Decoding the Driving Mind: AI’s New Challenge
Imagine a world where self-driving cars don’t just react to traffic, but anticipate your moves, understand your intentions, and even know when you’re distracted or stressed. It’s a vision fueled by the quest to build safer and more intuitive vehicles. This future requires something profound: machines that can truly understand human behavior, not just in predictable situations, but in the messy, unpredictable reality of driving.
Researchers at the University of California San Diego, along with colleagues at Toyota Motor North America, have taken a significant step toward this ambitious goal. Their work, spearheaded by Junda Wu, Jessica Echterhoff, and Julian McAuley, centers around a new benchmark dataset, PDB-Eval, designed to evaluate how well artificial intelligence can interpret the complex interplay of driver actions, intentions, and external factors.

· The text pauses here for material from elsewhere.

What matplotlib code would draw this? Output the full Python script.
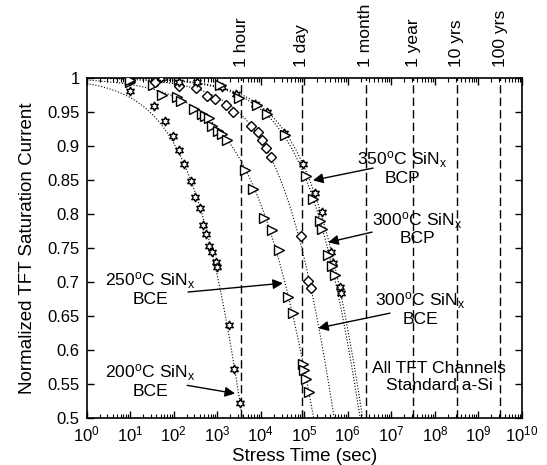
import numpy as np
import matplotlib
matplotlib.use("Agg")
import matplotlib.pyplot as plt
from matplotlib.ticker import LogLocator, FixedLocator, FormatStrFormatter

plt.rcParams['font.family'] = ['Liberation Sans', 'DejaVu Sans']
plt.rcParams['mathtext.fontset'] = 'custom'
plt.rcParams['mathtext.rm'] = 'Liberation Sans'
plt.rcParams['mathtext.it'] = 'Liberation Sans:italic'
plt.rcParams['mathtext.bf'] = 'Liberation Sans:bold'
plt.rcParams['font.size'] = 12

# stress time (s) and normalized saturation current
t_200_bce = [10, 35, 63, 95, 130, 175, 245, 316, 400, 480, 540, 630, 740, 930, 980,
             1860, 2450, 3300]
i_200_bce = [0.980, 0.958, 0.936, 0.914, 0.894, 0.873, 0.848, 0.824, 0.809, 0.783,
             0.770, 0.752, 0.744, 0.729, 0.722, 0.636, 0.572, 0.522]

t_250_bce = [10, 34, 55, 120, 150, 300, 440, 520, 630, 760, 1020, 1290, 1660, 4300,
             6700, 12000, 18600, 26900, 42700, 55000, 93000, 100000, 110000, 126000]
i_250_bce = [0.994, 0.989, 0.975, 0.971, 0.966, 0.954, 0.947, 0.944, 0.940, 0.929,
             0.922, 0.917, 0.908, 0.864, 0.836, 0.793, 0.776, 0.747, 0.677, 0.654,
             0.580, 0.570, 0.558, 0.538]

t_300_bce = [10, 37, 130, 320, 590, 890, 1580, 2340, 5900, 8700, 10500, 12900, 17400,
             85000, 123000, 141000]
i_300_bce = [0.997, 0.993, 0.988, 0.984, 0.973, 0.969, 0.959, 0.950, 0.929, 0.920,
             0.908, 0.897, 0.884, 0.767, 0.701, 0.691]

t_350_bcp = [10, 52, 130, 350, 1260, 2700, 7400, 13800, 34700, 95500, 178000, 251000,
             417000, 468000, 646000, 692000]
i_350_bcp = [0.998, 0.999, 0.993, 0.993, 0.986, 0.976, 0.961, 0.949, 0.919, 0.873,
             0.830, 0.803, 0.744, 0.727, 0.692, 0.683]

t_300_bcp = [10, 1170, 3200, 8100, 13800, 36300, 112000, 162000, 229000, 251000,
             355000, 427000, 513000]
i_300_bcp = [0.997, 0.989, 0.970, 0.959, 0.947, 0.915, 0.855, 0.821, 0.789, 0.778,
             0.739, 0.723, 0.710]

time_marks = [3600, 86400, 2.592e6, 3.156e7, 3.156e8, 3.156e9]
time_names = ['1 hour', '1 day', '1 month', '1 year', '10 yrs', '100 yrs']

series = [
    (t_200_bce, i_200_bce, (6, 1, 0), 6.5),
    (t_250_bce, i_250_bce, '>', 7),
    (t_300_bce, i_300_bce, 'D', 4.8),
    (t_350_bcp, i_350_bcp, (6, 1, 0), 6.5),
    (t_300_bcp, i_300_bcp, '>', 7),
]


def stretched_exp_fit(t, v):
    # ln(-ln I) = beta*ln t - beta*ln tau
    t = np.asarray(t, float)
    v = np.asarray(v, float)
    y = np.log(-np.log(v))
    beta, c = np.polyfit(np.log(t), y, 1, w=-np.log(v))
    return beta, np.exp(-c / beta)


fig = plt.figure(figsize=(5.47, 4.65), dpi=100)
ax = fig.add_axes([0.1585, 0.101, 0.7955, 0.7323])

tt = np.logspace(0, 10, 600)
for t, v, mk, ms in series:
    beta, tau = stretched_exp_fit(t, v)
    ax.plot(tt, np.exp(-(tt / tau) ** beta), ':', color='k', lw=0.8, zorder=2)
for t, v, mk, ms in series:
    ax.plot(t, v, linestyle='none', marker=mk, ms=ms, mfc='white', mec='k',
            mew=1.0, zorder=3)

for tm, name in zip(time_marks, time_names):
    ax.axvline(tm, color='k', lw=1.0, ls=(0, (6, 3)), zorder=1)
    ax.text(tm, 1.03, name, rotation=90, ha='center', va='bottom', fontsize=12.6,
            transform=ax.get_xaxis_transform(), clip_on=False)

ax.set_xscale('log')
ax.set_xlim(1, 1e10)
ax.set_ylim(0.5, 1.0)
ax.xaxis.set_major_locator(LogLocator(base=10, numticks=12))
ax.xaxis.set_minor_locator(LogLocator(base=10, subs=np.arange(2, 10), numticks=12))
ax.yaxis.set_major_locator(FixedLocator(np.arange(0.5, 1.001, 0.05)))
ax.yaxis.set_major_formatter(FormatStrFormatter('%g'))
ax.tick_params(which='both', direction='in', top=True, right=True, labelsize=12)
ax.tick_params(which='major', length=5, width=1, pad=5)
ax.tick_params(which='minor', length=3, width=0.8)
for s in ax.spines.values():
    s.set_linewidth(1.2)

ax.set_xlabel('Stress Time (sec)', fontsize=13.5, labelpad=2)
ax.set_ylabel('Normalized TFT Saturation Current', fontsize=13.5, labelpad=8)

sup = r'$^{\mathrm{o}}$'
sub = r'$_{\mathrm{x}}$'
labels = [
    ('350' + sup + 'C SiN' + sub + '\nBCP', (10 ** 7.25, 0.868), (10 ** 6.58, 0.867), (10 ** 5.20, 0.849)),
    ('300' + sup + 'C SiN' + sub + '\nBCP', (10 ** 7.59, 0.779), (10 ** 6.56, 0.773), (10 ** 5.55, 0.758)),
    ('250' + sup + 'C SiN' + sub + '\nBCE', (10 ** 1.46, 0.690), (10 ** 2.33, 0.685), (10 ** 4.51, 0.698)),
    ('300' + sup + 'C SiN' + sub + '\nBCE', (10 ** 7.66, 0.661), (10 ** 6.97, 0.654), (10 ** 5.32, 0.632)),
    ('200' + sup + 'C SiN' + sub + '\nBCE', (10 ** 1.46, 0.555), (10 ** 2.31, 0.548), (10 ** 3.41, 0.536)),
]
for txt, pos, tail, tip in labels:
    ax.text(pos[0], pos[1], txt, ha='center', va='center', multialignment='center',
            fontsize=12.6, linespacing=1.05, zorder=4)
    ax.annotate('', xy=tip, xytext=tail,
                arrowprops=dict(arrowstyle='-|>', color='k', lw=1.0,
                                mutation_scale=15, shrinkA=0, shrinkB=0), zorder=4)

ax.text(10 ** 8.1, 0.560, 'All TFT Channels\nStandard a-Si', ha='center', va='center',
        multialignment='center', fontsize=12.6, linespacing=1.15, zorder=4)

fig.savefig('out.png', dpi=100)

Beyond Simple Recognition: The Need for Explanation
Current AI systems used in driver-assistance technologies are often proficient at recognizing basic actions, like lane changes or braking. But this isn’t enough for truly autonomous vehicles. We need AI that can not only see what’s happening but also understand *why* it’s happening. PDB-Eval pushes AI to a new level of comprehension, demanding the ability to provide detailed explanations for observed driver behavior.
Think of it like this: existing AI might recognize a driver slamming on the brakes. But PDB-Eval wants the AI to explain *why*: Was it a sudden stop due to an unexpected pedestrian, a car cutting them off, or a simple mistake? This deeper level of understanding is crucial for building systems that can react intelligently and safely in a vast array of situations.

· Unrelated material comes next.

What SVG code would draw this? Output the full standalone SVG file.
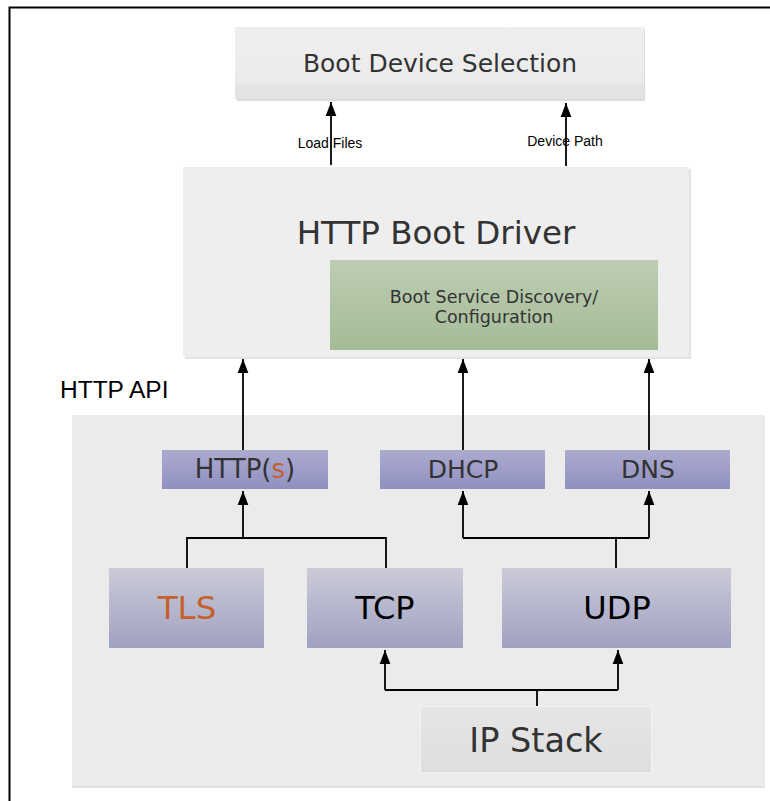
<svg xmlns="http://www.w3.org/2000/svg" width="770" height="801" viewBox="0 0 770 801">
<style>
.t{font-family:"DejaVu Sans",Verdana,sans-serif;text-anchor:middle;fill:#333}
.h{font-family:"Liberation Sans",Arial,sans-serif;fill:#000}
.c{fill:none;stroke:#000;stroke-width:1.8}
.o{fill:#c5602c}
</style>
<defs>
<linearGradient id="gGray" x1="0" y1="0" x2="0" y2="1"><stop offset="0" stop-color="#efefef"/><stop offset="0.78" stop-color="#ebebeb"/><stop offset="0.8" stop-color="#e4e4e4"/><stop offset="1" stop-color="#e2e2e2"/></linearGradient>
<linearGradient id="gGreen" x1="0" y1="0" x2="0" y2="1"><stop offset="0" stop-color="#bccdb3"/><stop offset="1" stop-color="#a5bc97"/></linearGradient>
<linearGradient id="gPurp" x1="0" y1="0" x2="0" y2="1"><stop offset="0" stop-color="#ababcf"/><stop offset="1" stop-color="#9090c1"/></linearGradient>
<linearGradient id="gProto" x1="0" y1="0" x2="0" y2="1"><stop offset="0" stop-color="#cbcbd9"/><stop offset="1" stop-color="#a1a1c1"/></linearGradient>
<linearGradient id="gIP" x1="0" y1="0" x2="0" y2="1"><stop offset="0" stop-color="#e6e6e6"/><stop offset="1" stop-color="#dedede"/></linearGradient>
<marker id="ah" markerUnits="userSpaceOnUse" markerWidth="14" markerHeight="18" refX="17" refY="6.5" viewBox="0 0 17 13" orient="auto"><path d="M0,0 L17,6.5 L0,13 Z" fill="#000"/></marker>
</defs>
<rect width="770" height="801" fill="#fff"/>
<path d="M9.5,801 V7.5 H770" fill="none" stroke="#000" stroke-width="2"/>

<g id="boot-device-selection">
<rect x="237" y="29" width="408" height="72" fill="#dcdcdc"/>
<rect x="235" y="27" width="409" height="72" fill="url(#gGray)"/>
<text class="t" x="440" y="72" font-size="25">Boot Device Selection</text>
</g>

<g id="http-boot-driver">
<rect x="185" y="169" width="506" height="190" fill="#e2e2e2"/>
<rect x="183" y="167" width="506" height="190" fill="#eeeeee"/>
<text class="t" x="436" y="244" font-size="32.5">HTTP Boot Driver</text>
</g>

<g id="boot-service-discovery">
<rect x="330" y="260" width="328" height="90" fill="url(#gGreen)"/>
<text class="t" x="494" y="303" font-size="17.5">Boot Service Discovery/</text>
<text class="t" x="494" y="323" font-size="17.5">Configuration</text>
</g>

<g id="http-api-label">
<text class="h" x="60" y="398" font-size="24.5">HTTP API</text>
</g>

<g id="http-api-panel">
<rect x="72" y="415" width="693" height="373" fill="#ebebeb"/>
<rect x="72" y="786" width="693" height="2" fill="#e0e0e0"/>
</g>

<g id="https">
<rect x="162" y="450" width="166" height="39" fill="url(#gPurp)"/>
<text class="t" x="245" y="478" font-size="26">HTTP(<tspan class="o">s</tspan>)</text>
</g>
<g id="dhcp">
<rect x="380" y="450" width="165" height="39" fill="url(#gPurp)"/>
<text class="t" x="463" y="478" font-size="25">DHCP</text>
</g>
<g id="dns">
<rect x="565" y="450" width="165" height="39" fill="url(#gPurp)"/>
<text class="t" x="648" y="478" font-size="25">DNS</text>
</g>

<g id="tls">
<rect x="109" y="568" width="155" height="80" fill="url(#gProto)"/>
<text class="t o" x="187" y="619" font-size="32.5">TLS</text>
</g>
<g id="tcp">
<rect x="307" y="568" width="156" height="80" fill="url(#gProto)"/>
<text class="t" x="385" y="619" font-size="32" style="fill:#000">TCP</text>
</g>
<g id="udp">
<rect x="502" y="568" width="229" height="80" fill="url(#gProto)"/>
<text class="t" x="617" y="619" font-size="32" style="fill:#000">UDP</text>
</g>

<g id="ip-stack">
<rect x="419" y="705" width="234" height="69" fill="#efefef"/>
<rect x="421" y="707" width="230" height="65" fill="url(#gIP)"/>
<text class="t" x="536" y="752" font-size="33.5">IP Stack</text>
</g>

<g id="connectors">
<path class="c" d="M331,165 V102" marker-end="url(#ah)"/>
<path class="c" d="M566,166 V103" marker-end="url(#ah)"/>
<path class="c" d="M243,450 V359" marker-end="url(#ah)"/>
<path class="c" d="M463,450 V359" marker-end="url(#ah)"/>
<path class="c" d="M649,450 V359" marker-end="url(#ah)"/>
<path class="c" d="M187,568 V538 H386 V568"/>
<path class="c" d="M243,538 V491" marker-end="url(#ah)"/>
<path class="c" d="M616,568 V538"/>
<path class="c" d="M463,538 H649"/>
<path class="c" d="M463,538 V491" marker-end="url(#ah)"/>
<path class="c" d="M649,538 V491" marker-end="url(#ah)"/>
<path class="c" d="M537,706 V690"/>
<path class="c" d="M385,690 H618"/>
<path class="c" d="M385,690 V650" marker-end="url(#ah)"/>
<path class="c" d="M618,690 V650" marker-end="url(#ah)"/>
</g>

<g id="labels">
<text class="h" x="330" y="148" font-size="14" text-anchor="middle">Load Files</text>
<text class="h" x="565" y="146" font-size="14" text-anchor="middle">Device Path</text>
</g>
</svg>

Two Sides of the Same Coin: Internal and External Views
The brilliance of PDB-Eval lies in its dual-view approach. It doesn’t just rely on external camera footage of the road; it also integrates data from an in-cabin camera, capturing the driver’s actions and expressions. This integrated perspective allows the AI to correlate a driver’s internal state (e.g., looking in the rearview mirror) with external events (e.g., a car changing lanes).
This is important because human behavior is rarely straightforward. A driver’s actions aren’t always obvious; a simple head turn could indicate distraction or a deliberate check for oncoming traffic. PDB-Eval challenges AI to connect the dots between these internal and external cues, providing a much richer and more complete understanding of the driver’s behavior.

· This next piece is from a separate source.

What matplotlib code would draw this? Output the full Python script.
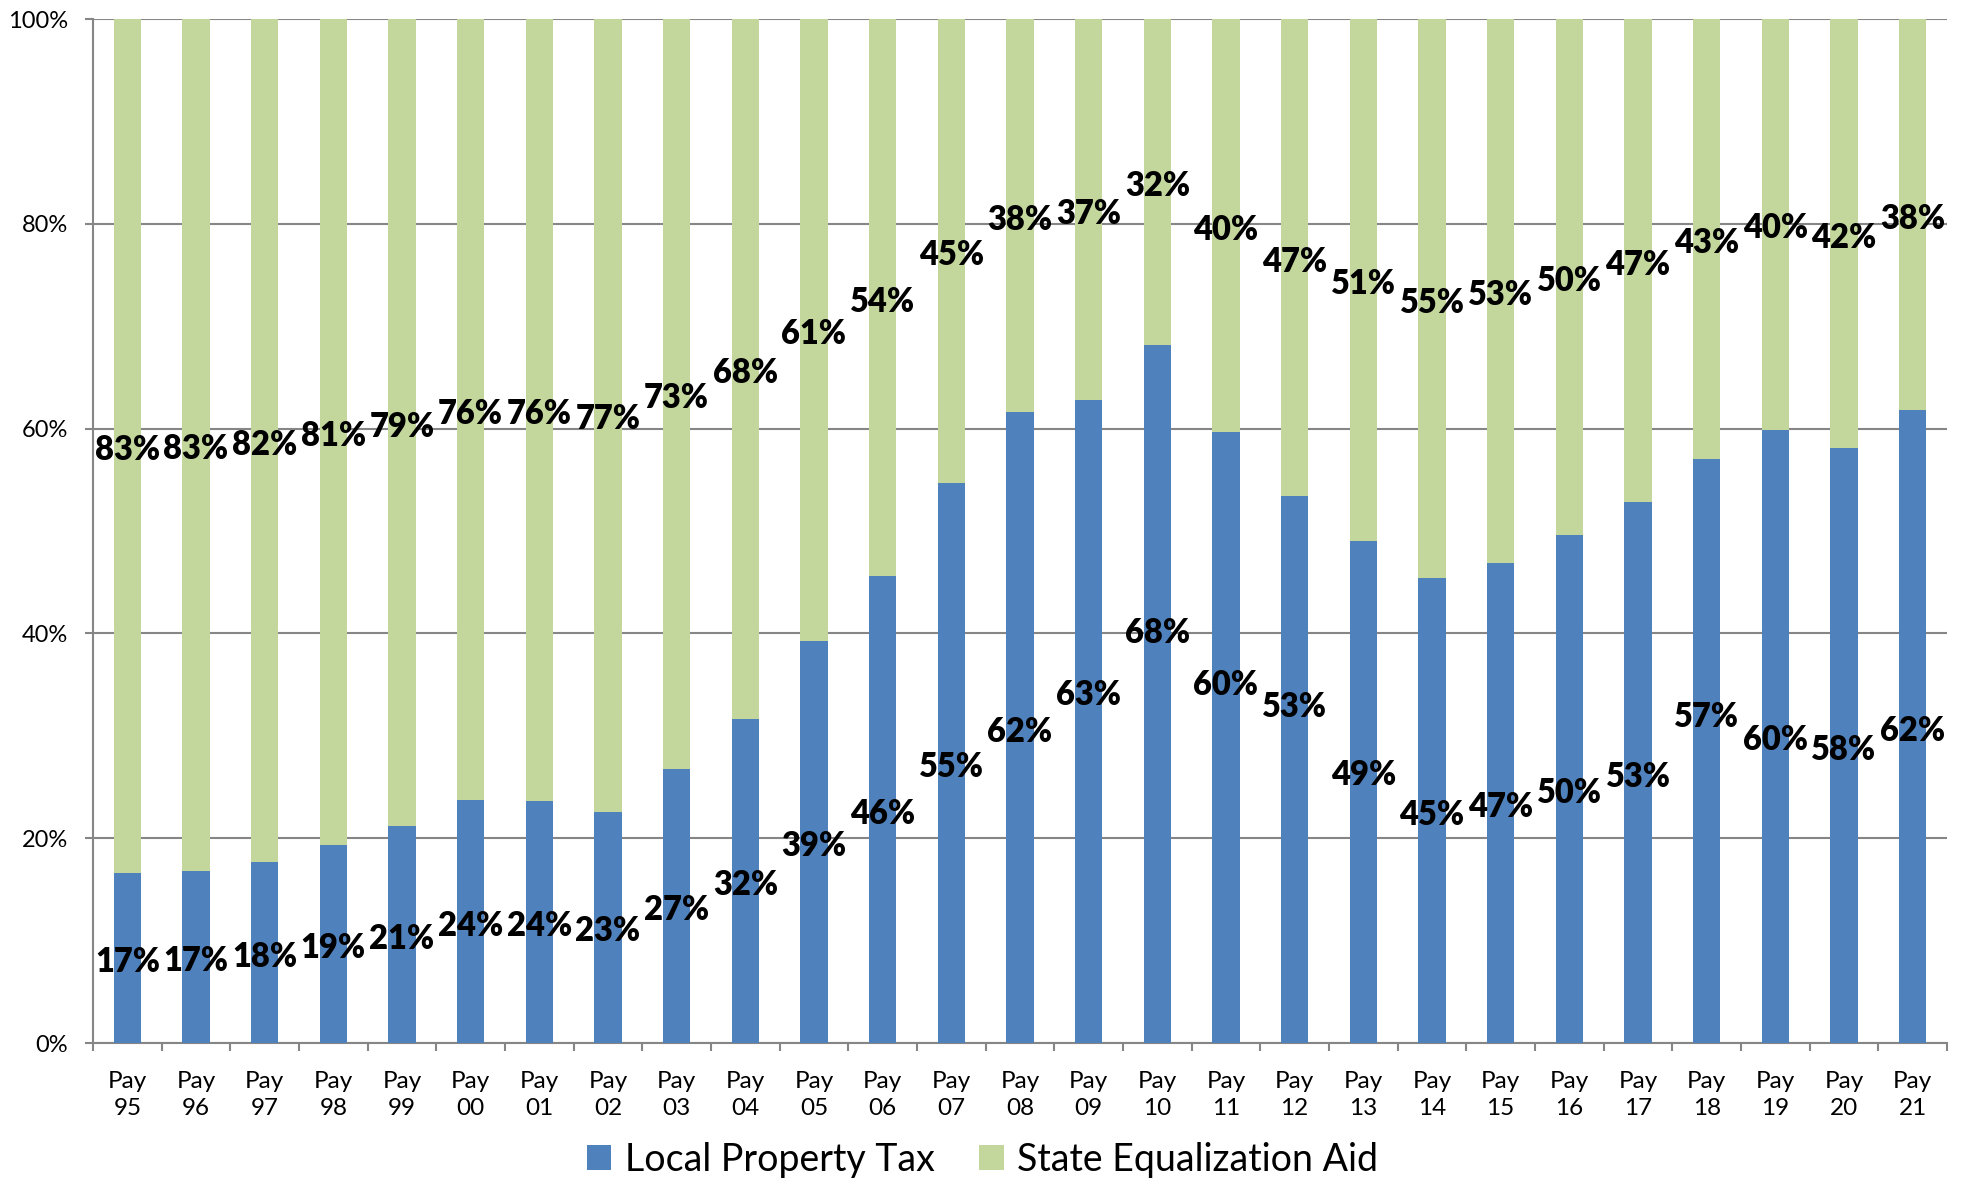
import numpy as np
import matplotlib
matplotlib.use("Agg")
import matplotlib.pyplot as plt

plt.rcParams['font.family'] = ['Lato', 'DejaVu Sans']

# 데이터 (그림에서 읽은 값, %)
years = ['95', '96', '97', '98', '99', '00', '01', '02', '03', '04', '05', '06', '07', '08',
         '09', '10', '11', '12', '13', '14', '15', '16', '17', '18', '19', '20', '21']
local_tax = [16.6, 16.8, 17.7, 19.3, 21.2, 23.7, 23.6, 22.6, 26.8, 31.6, 39.3, 45.6, 54.7, 61.6,
             62.8, 68.2, 59.7, 53.4, 49.0, 45.4, 46.9, 49.6, 52.8, 57.0, 59.9, 58.1, 61.8]
state_aid = [83.4, 83.2, 82.3, 80.7, 78.8, 76.3, 76.4, 77.4, 73.2, 68.4, 60.7, 54.4, 45.3, 38.4,
             37.2, 31.8, 40.3, 46.6, 51.0, 54.6, 53.1, 50.4, 47.2, 43.0, 40.1, 41.9, 38.2]

# 일부 파란 라벨은 원본에서 위로 옮겨져 있음 (퍼센트 포인트)
blue_label_lift = [0, 0, 0, 0, 0, 0, 0, 0, 0, 0, 0, 0, 0, 0,
                   3.0, 6.3, 5.5, 6.5, 2.1, 0, 0, 0, 0, 3.7, 0, 0, 0]

BLUE = '#4F81BD'
GREEN = '#C3D69B'
GRID = '#868686'

fig = plt.figure(figsize=(19.65, 11.81), dpi=100)
ax = fig.add_axes([93 / 1965, 1 - 1043 / 1181, (1947 - 93) / 1965, (1043 - 19) / 1181])

x = np.arange(len(years))
local = np.array(local_tax)
state = np.array(state_aid)

ax.bar(x, local, width=0.4, color=BLUE, label='Local Property Tax', zorder=3)
ax.bar(x, state, width=0.4, bottom=local, color=GREEN, label='State Equalization Aid', zorder=3)

# 값 라벨 (세그먼트 중앙)
label_kw = dict(textcoords='offset points', xytext=(0, -3), ha='center', va='center',
                fontsize=23.5, fontweight='heavy', zorder=5)
for i in range(len(x)):
    ax.annotate(f'{local[i]:.0f}%', (x[i], local[i] / 2 + blue_label_lift[i]), **label_kw)
    ax.annotate(f'{state[i]:.0f}%', (x[i], local[i] + state[i] / 2), **label_kw)

ax.set_xlim(-0.5, len(x) - 0.5)
ax.set_ylim(0, 100)
ax.set_yticks(np.arange(0, 101, 20))
ax.set_yticklabels([f'{v}%' for v in range(0, 101, 20)], fontsize=17)
ax.yaxis.grid(True, color=GRID, linewidth=1.5, zorder=0)
ax.set_axisbelow(True)

# x축: 라벨은 막대 중앙, 눈금은 경계
ax.set_xticks(x)
ax.set_xticklabels([f'Pay\n{y}' for y in years], fontsize=17.5, linespacing=1.35)
ax.set_xticks(np.arange(-0.5, len(x), 1), minor=True)
ax.tick_params(axis='x', which='major', length=0, pad=20)
ax.tick_params(axis='x', which='minor', length=6, width=1.5, color=GRID, direction='out')
ax.tick_params(axis='y', length=6, width=1.5, color=GRID, pad=12)

for side in ['top', 'right']:
    ax.spines[side].set_visible(False)
for side in ['left', 'bottom']:
    ax.spines[side].set_color(GRID)
    ax.spines[side].set_linewidth(1.5)

fig.legend(loc='center', bbox_to_anchor=(0.5, 1 - 1160 / 1181), ncol=2, frameon=False,
           fontsize=27, handlelength=0.65, handleheight=0.65, handletextpad=0.35,
           columnspacing=1.2)

fig.savefig('out.png', dpi=100)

Teaching AI to Read Between the Lines: The PDB-QA Challenge
PDB-Eval isn’t just about generating simple descriptions. It includes a challenging question-answering task, PDB-QA, that pushes AI to demonstrate its understanding of driver behavior and the rationale behind those actions. Researchers aren’t just asking the AI to identify what the driver is doing; they’re asking it to explain *why* the driver did it, based on the available visual evidence.
Think of it as a sophisticated test of comprehension. If you were to read a short story and then be quizzed on the motivations of the characters, you wouldn’t just summarize the plot; you’d need to analyze the details and infer intentions. Similarly, PDB-QA expects AI to analyze the visual data and provide nuanced and evidence-based answers.
The Results: A Promising Step, But Challenges Remain
The researchers tested various large multimodal language models (MLLMs) on PDB-Eval. They found that while fine-tuning these models on the dataset significantly improved their performance, they still struggled with fine-grained analysis and complex temporal reasoning. This highlights the inherent challenges in teaching machines to understand subtle nuances of human behavior. The researchers found improvements of up to 73.2% in some tasks after fine-tuning, but also noted room for improvement.
Even with these improvements, the AI’s performance isn’t perfect. The models still make mistakes, demonstrating that building truly robust and reliable systems that understand human behavior in a driving context remains a significant hurdle.
The Future of Driverless Cars: Beyond the Code
The work on PDB-Eval is more than just an academic exercise; it’s a crucial step toward realizing the full potential of self-driving technology. It underscores the importance of moving beyond simple pattern recognition toward a deeper understanding of human behavior in complex scenarios. Successfully achieving this represents a significant step toward developing autonomous systems that are not only safe but also intuitive and trusted.
As AI systems continue to evolve, PDB-Eval offers a valuable benchmark, pushing researchers to tackle the more nuanced challenges of understanding human actions and motivations in the dynamic environment of the road. The future of driverless cars isn’t just about perfect code; it’s about understanding the human element – the intentions, reactions, and occasional uncertainties that make driving such a complex and dynamic endeavor.